For Intro Educational Technology courses.
Grounded in constructivist teachings, this popular text demonstrates how teachers can use technology to engage and support meaningful learning of their students.
Organised around learning processes such as inquiring, experimenting, writing, modeling, community building, communicating, designing, visualising, and assessing, Meaningful Learning with Technology, Fourth Edition, demonstrates for the reader how learners can use different technologies for meaningful learning. Numerous examples from teachers in K-12 classrooms, give readers a clear understanding of how technology can be used with different types of students, including expanded coverage of effective technology use with young learners.
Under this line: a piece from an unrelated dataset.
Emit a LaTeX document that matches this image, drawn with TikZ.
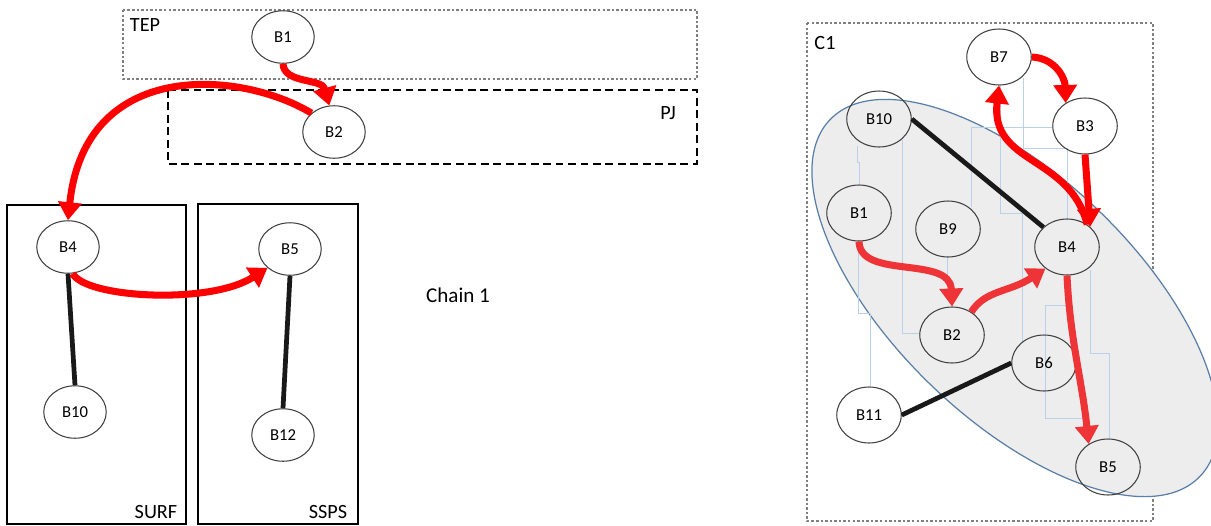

All chapters now present learning objectives as well as ISTE NETS for Students and 21st Century Skills that may be met through the learning activities described. The text is further strengthened by the inclusion of practical application with technologies that many teachers currently use; discussion of widely available web-based tools for learning and collaboration; and the addition of Assessing Meaningful Teaching and Learning rubrics which give readers a tool for reflecting on their practice. Each chapter extends learning by culminating with questions and issues for readers to think about.
Dr. David Jonassen is Curators’ Professor at the University of Missouri where he teaches in the areas of Learning Technologies and Educational Psychology. Since earning his doctorate in educational media and experimental educational psychology from Temple University, Dr. Jonassen has taught at the University of Missouri, Pennsylvania State University, University of Colorado, the University of Twente in the Netherlands, the University of North Carolina at Greensboro, and Syracuse University. He has published 35 books and hundreds of articles, papers, and reports on text design, task analysis, instructional design, computer-based learning, hypermedia, constructivism, cognitive tools, and problem solving. His current research focuses on the cognitive processes engaged by problem solving and models and methods for supporting those processes during learning, culminating in the book, Learning to Solve Problems: A Handbook for Designing Problem-Solving Learning Environments.
Rose M. Marra, Ph.D., is an Associate Professor at the University of Missouri in the School of Information Science and Learning Technologies. Dr. Marra teaches courses on assessment, evaluation and the design and implementation of effective online learning experiences. She holds a Masters degree in Computer Science and worked as a software engineer for AT&T Bell Laboratories before completing her Ph.D. and beginning her career in academia at Penn State University in their College of Engineering. At Penn State, she began her advocacy for and research into women and girls in STEM careers. Specific research interests include factors that influence persistence of women in STEM, women’s self-efficacy in studying and completing STEM degrees, gender differences in perceptions of STEM classroom climates, and the epistemological development of college students. Dr. Marra has been PI or Co-PI on numerous funded research projects including the Assessing Women and Men in Engineering (aweonline.org) and the National Girls Collaborative Project.